Chemical structure of 2-bromophenol

A bromophenol is an organic compound consisting of hydroxyl groups and bromine atoms bonded to a benzene ring. They may be viewed as hydroxyl derivatives of bromobenzene, or as brominated derivatives of phenol. There are five basic types of bromophenols (mono- to pentabromophenol) and 19 different bromophenols in total when positional isomerism is taken into account. Bromophenols are produced by electrophilic halogenation of phenol with bromine.

== List of bromophenols ==
There is a total of 19 bromophenols, corresponding to the different ways in which bromine atoms can be attached to the five carbon atoms in the benzene ring of the phenol molecule, excluding the carbon atom to which the hydroxy group is attached.
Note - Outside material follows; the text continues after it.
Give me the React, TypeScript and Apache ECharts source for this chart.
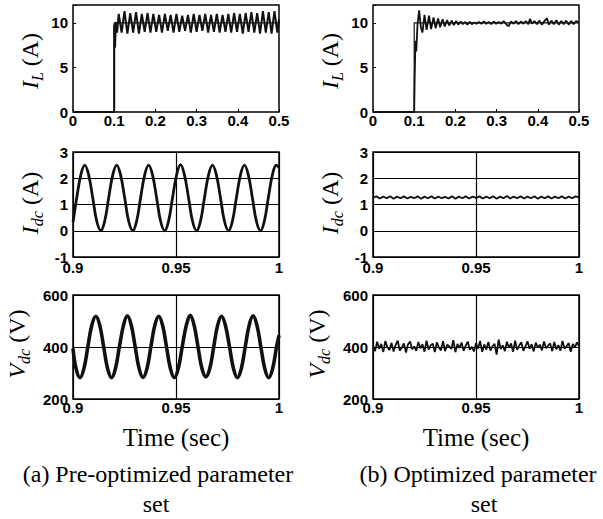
import React, { useEffect, useRef } from 'react';
import * as echarts from 'echarts';

// ---------- data ----------
const topTicksX = [0, 0.1, 0.2, 0.3, 0.4, 0.5];
const lowTicksX = [0.9, 0.95, 1];

// reference step of inductor current (both cases)
const ilRef: [number, number][] = [[0, 0], [0.1, 0], [0.1, 10], [0.5, 10]];

// (a) pre-optimized inductor current
const ilPre: [number, number][] = [
  [0, 0], [0.1, 0], [0.1, 9.8], [0.102, 7.2], [0.104, 10.1], [0.107, 8.9],
  [0.111, 11.0], [0.118, 8.9], [0.125, 11.3], [0.132, 8.8], [0.139, 11.1], [0.146, 8.9],
  [0.153, 11.2], [0.160, 8.8], [0.167, 11.0], [0.174, 9.0], [0.181, 11.1], [0.188, 8.9],
  [0.195, 11.0], [0.202, 9.0], [0.209, 10.9], [0.216, 8.9], [0.223, 11.0], [0.230, 9.1],
  [0.237, 10.9], [0.244, 8.9], [0.251, 11.0], [0.258, 9.0], [0.265, 10.8], [0.272, 9.1],
  [0.279, 10.9], [0.286, 8.9], [0.293, 11.0], [0.300, 9.0], [0.307, 10.9], [0.314, 9.1],
  [0.321, 11.0], [0.328, 8.9], [0.335, 10.9], [0.342, 9.0], [0.349, 11.0], [0.356, 8.9],
  [0.363, 10.9], [0.370, 9.0], [0.377, 11.0], [0.384, 8.9], [0.391, 11.1], [0.398, 9.0],
  [0.405, 11.0], [0.412, 8.8], [0.419, 11.1], [0.426, 9.0], [0.433, 11.2], [0.440, 8.9],
  [0.447, 11.1], [0.454, 8.8], [0.461, 11.3], [0.468, 8.9], [0.475, 11.2], [0.482, 8.8],
  [0.489, 11.3], [0.496, 8.9], [0.5, 10.4],
];

// (b) optimized inductor current
const ilOpt: [number, number][] = [
  [0, 0], [0.1, 0], [0.101, 3.5], [0.103, 8.0], [0.105, 6.8], [0.108, 9.8], [0.112, 11.4],
  [0.116, 9.6], [0.120, 8.9], [0.125, 10.9], [0.130, 9.2], [0.136, 10.8], [0.141, 9.3],
  [0.147, 10.6], [0.152, 9.4], [0.158, 10.5], [0.163, 9.5], [0.169, 10.4], [0.174, 9.6],
  [0.180, 10.3], [0.185, 9.7], [0.191, 10.25], [0.196, 9.75], [0.202, 10.2], [0.207, 9.8],
  [0.213, 10.15], [0.218, 9.85], [0.224, 10.1], [0.229, 9.8], [0.235, 10.1], [0.240, 9.85],
  [0.246, 10.05], [0.251, 9.9], [0.257, 10.1], [0.263, 9.9], [0.269, 10.15], [0.275, 9.9],
  [0.281, 10.1], [0.287, 9.85], [0.293, 10.15], [0.299, 9.9], [0.305, 10.1], [0.311, 9.9],
  [0.317, 10.2], [0.323, 9.85], [0.329, 9.6], [0.335, 10.15], [0.341, 9.9], [0.347, 10.2],
  [0.353, 9.85], [0.359, 10.15], [0.365, 9.9], [0.371, 10.2], [0.377, 9.85], [0.381, 10.45],
  [0.386, 9.9], [0.392, 10.2], [0.398, 9.85], [0.404, 10.25], [0.410, 9.8], [0.416, 10.2],
  [0.422, 10.5], [0.427, 9.8], [0.433, 10.25], [0.439, 9.85], [0.445, 10.3], [0.451, 9.8],
  [0.457, 10.2], [0.463, 9.85], [0.469, 10.25], [0.475, 9.8], [0.481, 10.2], [0.487, 9.85],
  [0.493, 10.2], [0.5, 10.0],
];

// (a) pre-optimized dc current
const idcPre: [number, number][] = [
  [0.9, 0.33], [0.9018, 1.25], [0.9038, 2.13], [0.9057, 2.5], [0.9076, 2.13], [0.9096, 1.25],
  [0.9115, 0.37], [0.9135, 0.0], [0.9154, 0.37], [0.9173, 1.25], [0.9193, 2.13], [0.9212, 2.5],
  [0.9231, 2.13], [0.9251, 1.25], [0.927, 0.37], [0.929, 0.0], [0.9309, 0.37], [0.9328, 1.25],
  [0.9348, 2.13], [0.9367, 2.5], [0.9386, 2.13], [0.9406, 1.25], [0.9425, 0.37], [0.9445, 0.0],
  [0.9464, 0.37], [0.9483, 1.25], [0.9503, 2.13], [0.9522, 2.52], [0.9541, 2.13], [0.9561, 1.25],
  [0.958, 0.37], [0.96, 0.0], [0.9619, 0.37], [0.9638, 1.25], [0.9658, 2.13], [0.9677, 2.5],
  [0.9696, 2.13], [0.9716, 1.25], [0.9735, 0.37], [0.9755, 0.0], [0.9774, 0.37], [0.9793, 1.25],
  [0.9813, 2.13], [0.9832, 2.5], [0.9851, 2.13], [0.9871, 1.25], [0.989, 0.37], [0.991, 0.0],
  [0.9929, 0.37], [0.9948, 1.25], [0.9968, 2.13], [0.9987, 2.5], [1.0, 2.4],
];

// (b) optimized dc current (evenly sampled over 0.9..1)
const idcOpt = [
  1.26, 1.31, 1.23, 1.30, 1.24, 1.31, 1.22, 1.30, 1.24, 1.31, 1.23, 1.29, 1.24, 1.31, 1.22,
  1.30, 1.24, 1.31, 1.23, 1.30, 1.24, 1.29, 1.23, 1.31, 1.22, 1.30, 1.24, 1.31, 1.23, 1.30,
  1.25, 1.31, 1.23, 1.30, 1.24, 1.31, 1.22, 1.30, 1.24, 1.32, 1.23, 1.30, 1.24, 1.31, 1.23,
  1.30, 1.24, 1.31, 1.22, 1.30, 1.24, 1.31, 1.23, 1.30, 1.24, 1.31, 1.23, 1.30, 1.24, 1.31, 1.27,
];

// (a) pre-optimized dc voltage
const vdcPre: [number, number][] = [
  [0.9, 395], [0.9015, 317], [0.9034, 282], [0.9053, 317], [0.9072, 400], [0.9091, 483],
  [0.9111, 518], [0.913, 483], [0.9149, 400], [0.9168, 317], [0.9187, 282], [0.9206, 317],
  [0.9225, 400], [0.9245, 483], [0.9264, 520], [0.9283, 483], [0.9302, 400], [0.9321, 317],
  [0.934, 283], [0.9359, 317], [0.9378, 400], [0.9397, 483], [0.9416, 518], [0.9435, 483],
  [0.9454, 400], [0.9473, 317], [0.9492, 282], [0.9511, 317], [0.953, 400], [0.955, 483],
  [0.9569, 522], [0.9588, 483], [0.9607, 400], [0.9626, 317], [0.9645, 285], [0.9664, 317],
  [0.9683, 400], [0.9702, 483], [0.9721, 518], [0.974, 483], [0.976, 400], [0.9779, 317],
  [0.9798, 282], [0.9817, 317], [0.9836, 400], [0.9855, 483], [0.9874, 520], [0.9893, 483],
  [0.9912, 400], [0.9931, 317], [0.995, 282], [0.9969, 317], [0.9988, 400], [1.0, 445],
];

// (b) optimized dc voltage (evenly sampled over 0.9..1)
const vdcOpt = [
  404, 384, 420, 393, 412, 381, 423, 399, 388, 416, 383, 408, 424, 386, 397, 414, 379, 410, 421, 391,
  402, 385, 419, 395, 411, 382, 424, 390, 406, 413, 381, 418, 398, 387, 422, 384, 409, 403, 392, 426,
  380, 412, 396, 417, 385, 405, 421, 389, 401, 383, 415, 394, 423, 381, 410, 390, 419, 386, 403, 412,
  371, 428, 392, 407, 384, 420, 397, 414, 382, 424, 389, 406, 418, 385, 402, 422, 393, 411, 383, 417,
  398, 409, 387, 421, 395, 405, 414, 384, 419, 391, 407, 386, 423, 394, 403, 415, 382, 412, 398, 418, 404,
];

// ---------- helpers ----------
const SANS = '"Liberation Sans", Arial, Helvetica, sans-serif';
const SERIF = '"Liberation Serif", "Times New Roman", serif';
const INK = '#111';

const even = (vals: number[], a: number, b: number): [number, number][] =>
  vals.map((v, i) => [a + (i * (b - a)) / (vals.length - 1), v]);

const fmt = (v: number) => String(Math.round(v * 100) / 100);

const grids = [
  { left: 73, top: 5, width: 206, height: 107 },
  { left: 373, top: 5, width: 206, height: 107 },
  { left: 73, top: 152, width: 206, height: 105 },
  { left: 373, top: 152, width: 206, height: 105 },
  { left: 73, top: 295, width: 206, height: 104 },
  { left: 373, top: 295, width: 206, height: 104 },
].map((g) => ({ ...g, show: true, borderColor: '#000', borderWidth: 1.5, backgroundColor: 'transparent' }));

const labelStyle = { fontSize: 15, fontWeight: 'bold' as const, color: '#000', fontFamily: SANS };

function xAxis(gi: number) {
  const top = gi < 2;
  const ticks = top ? topTicksX : lowTicksX;
  const grid = gi >= 2;
  return {
    type: 'value',
    gridIndex: gi,
    min: ticks[0],
    max: ticks[ticks.length - 1],
    interval: top ? 0.1 : 0.05,
    axisLine: { show: false },
    axisTick: { show: true, inside: true, length: 3, lineStyle: { color: '#000', width: 1 } },
    splitLine: { show: grid, lineStyle: { color: '#000', width: 1.2 } },
    axisLabel: { ...labelStyle, margin: gi < 2 ? 1 : gi < 4 ? 3 : 1, formatter: fmt },
  };
}

function yAxis(gi: number) {
  const row = Math.floor(gi / 2);
  const cfg =
    row === 0
      ? { min: 0, max: 12, interval: 5 }
      : row === 1
      ? { min: -1, max: 3, interval: 1 }
      : { min: 200, max: 600, interval: 200 };
  return {
    type: 'value',
    gridIndex: gi,
    ...cfg,
    axisLine: { show: false },
    axisTick: { show: true, inside: true, length: 3, lineStyle: { color: '#000', width: 1 } },
    splitLine: { show: row > 0, lineStyle: { color: '#000', width: 1.2 } },
    axisLabel: {
      ...labelStyle,
      margin: 5,
      formatter: (v: number) => (row === 0 && v === 12 ? '' : fmt(v)),
    },
  };
}

function line(gi: number, data: [number, number][], width: number, smooth: boolean | number = false) {
  return {
    type: 'line',
    xAxisIndex: gi,
    yAxisIndex: gi,
    data,
    showSymbol: false,
    symbol: 'none',
    smooth,
    lineStyle: { color: INK, width },
    silent: true,
  };
}

function yLabel(x: number, y: number, main: string, sub: string, unit: string) {
  return {
    type: 'text',
    x,
    y,
    rotation: Math.PI / 2,
    style: {
      text: `{i|${main}}{s|${sub}}{n| (${unit})}`,
      align: 'center',
      verticalAlign: 'middle',
      fill: '#000',
      rich: {
        i: { fontFamily: SERIF, fontStyle: 'italic', fontSize: 24, lineHeight: 26, verticalAlign: 'top', fill: '#000' },
        s: {
          fontFamily: SERIF,
          fontStyle: 'italic',
          fontSize: 16,
          lineHeight: 15,
          padding: [11, 0, 0, 0],
          verticalAlign: 'top',
          fill: '#000',
        },
        n: { fontFamily: SERIF, fontSize: 24, lineHeight: 26, verticalAlign: 'top', fill: '#000' },
      },
    },
  };
}

function caption(x: number, y: number, text: string, size: number) {
  return {
    type: 'text',
    x,
    y,
    style: { text, fontFamily: SERIF, fontSize: size, fill: '#000', align: 'center', verticalAlign: 'middle' },
  };
}

const option = {
  animation: false,
  backgroundColor: '#fff',
  grid: grids,
  xAxis: [0, 1, 2, 3, 4, 5].map(xAxis),
  yAxis: [0, 1, 2, 3, 4, 5].map(yAxis),
  series: [
    line(0, ilRef, 1.2),
    line(0, ilPre, 2),
    line(1, ilRef, 1.2),
    line(1, ilOpt, 1.8),
    line(2, idcPre, 2.8, 0.4),
    line(3, even(idcOpt, 0.9, 1.0), 1.8),
    line(4, vdcPre, 3.6, 0.4),
    line(5, even(vdcOpt, 0.9, 1.0), 1.8),
  ],
  graphic: [
    yLabel(31, 61, 'I', 'L', 'A'),
    yLabel(331, 61, 'I', 'L', 'A'),
    yLabel(31, 203, 'I', 'dc', 'A'),
    yLabel(331, 203, 'I', 'dc', 'A'),
    yLabel(18, 344, 'V', 'dc', 'V'),
    yLabel(318, 344, 'V', 'dc', 'V'),
    caption(176, 437, 'Time (sec)', 25),
    caption(476, 437, 'Time (sec)', 25),
    caption(158, 474, '(a) Pre-optimized parameter', 24),
    caption(156, 504, 'set', 24),
    caption(478, 474, '(b) Optimized parameter', 24),
    caption(484, 504, 'set', 24),
  ],
};

export default function App() {
  const ref = useRef<HTMLDivElement>(null);
  useEffect(() => {
    if (!ref.current) return;
    const chart = echarts.init(ref.current, null, { renderer: 'svg' });
    chart.setOption(option as any);
    return () => chart.dispose();
  }, []);
  return (
    <div
      ref={ref}
      style={{ position: 'fixed', left: 0, top: 0, width: 603, height: 519, background: '#fff' }}
    />
  );
}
Monobromrophenols have three isomers because there is only one bromine atom that can occupy one of three ring positions on the phenol molecule; 2-bromophenol, for example, is the isomer that has a bromine atom in the ortho position. Pentabromophenol, by contrast, has only one isomer because all five available ring positions on the phenol are fully brominated.
- Monobromophenol (3 positional isomers)
  - 2-Bromophenol
  - 3-Bromophenol
  - 4-Bromophenol
- Dibromophenol (6 positional isomers)
  - 2,3-Dibromophenol
  - 2,4-Dibromophenol
  - 2,5-Dibromophenol
  - 2,6-Dibromophenol
  - 3,4-Dibromophenol
  - 3,5-Dibromophenol
- Tribromophenol (6 positional isomers)
  - 2,3,4-Tribromophenol
  - 2,3,5-Tribromophenol
  - 2,3,6-Tribromophenol
  - 2,4,5-Tribromophenol
  - 2,4,6-Tribromophenol
  - 3,4,5-Tribromophenol
- Tetrabromophenol (3 positional isomers)
  - 2,3,4,5-Tetrabromophenol
  - 2,3,4,6-Tetrabromophenol
  - 2,3,5,6-Tetrabromophenol
- Pentabromophenol (1 positional isomer)

==Health Concerns==
A series of studies have shown that bromophenols derived from brominated flame retardants (BFRs) in human environments are present in human blood and breast milk. Bromophenols (as well as PBDEs) were detected in 88% of samples, with 2,4,6-Tribromophenol present in 84% of breast milk samples alone. This was widely reported and has raised questions about restricting the use of brominated flame retardants in the future.